Of course, Goop seems impervious to outside expertise. A 2018 New York Times Magazine headline — “How Goop’s Haters Made Gwyneth Paltrow’s Company Worth $250 Million” — suggests that articles like this one are counterproductive. Goop itself has proudly adopted that position, declaring, “The derision means that people begin to have conversations.” Why bring attention to what would otherwise be a fringe phenomenon for the 1 percent, ask the critics of the critics?

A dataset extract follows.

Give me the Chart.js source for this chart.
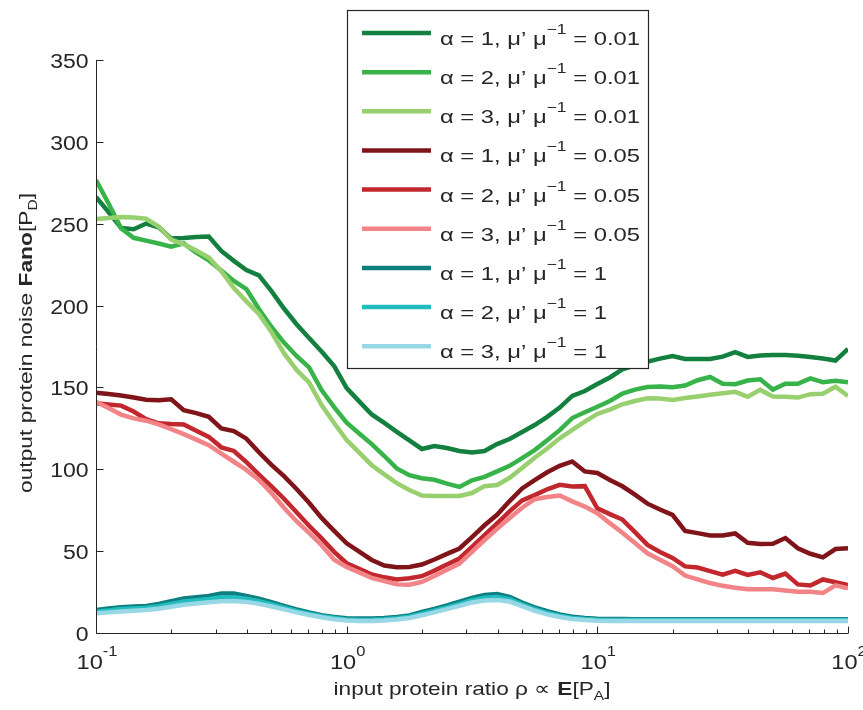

But Goop is not a thing of the fringe; it’s merely the Netflix-ready version of a common faith. Paltrow did not invent the greenwashing of classist, consecrated consumption: Her brand of nature worship can also be found in that real-world Diagon Alley, the Whole Foods supplement aisle. (Whole Foods is owned by Amazon, whose CEO, Jeff Bezos, owns The Washington Post.) It is the reason people think organic food is salvific and conventional food is deadly (“Scary GMO Apples Hit Stores,” reads a Goop headline). It explains why parents in wealthy Los Angeles schools opt for “natural” immunity, resulting in vaccination rates on a par with those in South Sudan. Worst of all, it depends on the assumption that the best life — both physically and ethically — is accessible only for the rich, and that wellness, ours and the planet’s, is to be secured primarily by people making natural purchases, rather than communities making compassionate policy. Goop is a symptom of the fact that these beliefs are widespread, and remaining silent about why they are misguided won’t make them go away.

If we really want to purify ourselves, we should take the simple step of detoxifying the world of this false religion wherever it’s found. And a good place to start is with a prominent business that suggests there’s virtue in shelling out $72 for an all-natural Church scented candle.